• _EXERCISE REQUIREMENTS_:
Find each line with the string "this" and report it.

• _DATA LISTING_:

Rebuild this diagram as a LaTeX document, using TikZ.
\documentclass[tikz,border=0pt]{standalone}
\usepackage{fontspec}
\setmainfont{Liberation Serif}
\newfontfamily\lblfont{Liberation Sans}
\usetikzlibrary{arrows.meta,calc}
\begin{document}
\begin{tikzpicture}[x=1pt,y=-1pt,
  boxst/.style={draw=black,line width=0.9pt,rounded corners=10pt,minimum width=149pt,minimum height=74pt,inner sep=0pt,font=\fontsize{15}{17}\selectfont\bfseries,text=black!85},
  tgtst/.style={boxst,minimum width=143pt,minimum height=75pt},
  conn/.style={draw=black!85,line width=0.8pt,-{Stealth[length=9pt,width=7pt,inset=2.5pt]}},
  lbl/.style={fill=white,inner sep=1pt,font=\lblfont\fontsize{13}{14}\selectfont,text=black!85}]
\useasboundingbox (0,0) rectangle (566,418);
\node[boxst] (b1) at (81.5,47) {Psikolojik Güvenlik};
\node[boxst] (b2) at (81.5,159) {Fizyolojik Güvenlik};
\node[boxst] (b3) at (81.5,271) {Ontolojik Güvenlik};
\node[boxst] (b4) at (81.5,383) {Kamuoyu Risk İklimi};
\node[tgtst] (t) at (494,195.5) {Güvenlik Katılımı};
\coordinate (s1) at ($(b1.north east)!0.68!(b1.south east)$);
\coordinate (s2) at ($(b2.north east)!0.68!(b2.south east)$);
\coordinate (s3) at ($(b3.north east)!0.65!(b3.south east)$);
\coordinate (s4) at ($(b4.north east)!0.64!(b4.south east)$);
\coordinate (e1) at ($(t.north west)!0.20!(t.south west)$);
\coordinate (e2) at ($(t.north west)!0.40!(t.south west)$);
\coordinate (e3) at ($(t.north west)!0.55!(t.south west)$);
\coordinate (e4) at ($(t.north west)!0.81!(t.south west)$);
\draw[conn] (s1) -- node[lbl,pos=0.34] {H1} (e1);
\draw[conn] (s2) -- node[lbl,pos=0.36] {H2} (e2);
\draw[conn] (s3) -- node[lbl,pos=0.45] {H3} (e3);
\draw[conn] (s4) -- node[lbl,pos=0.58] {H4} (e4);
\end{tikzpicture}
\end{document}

---

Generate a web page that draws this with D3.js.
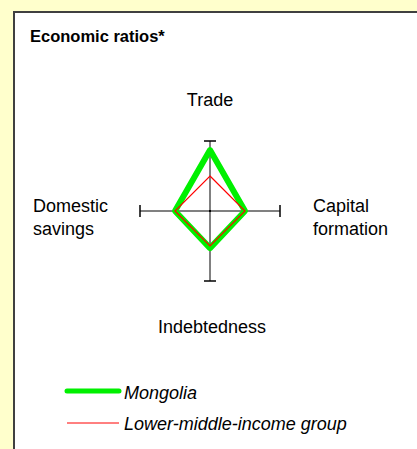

• _ANSWER BELOW_:
Rebuild this diagram as a LaTeX document, using TikZ.
Generate a web page that draws this with D3.js.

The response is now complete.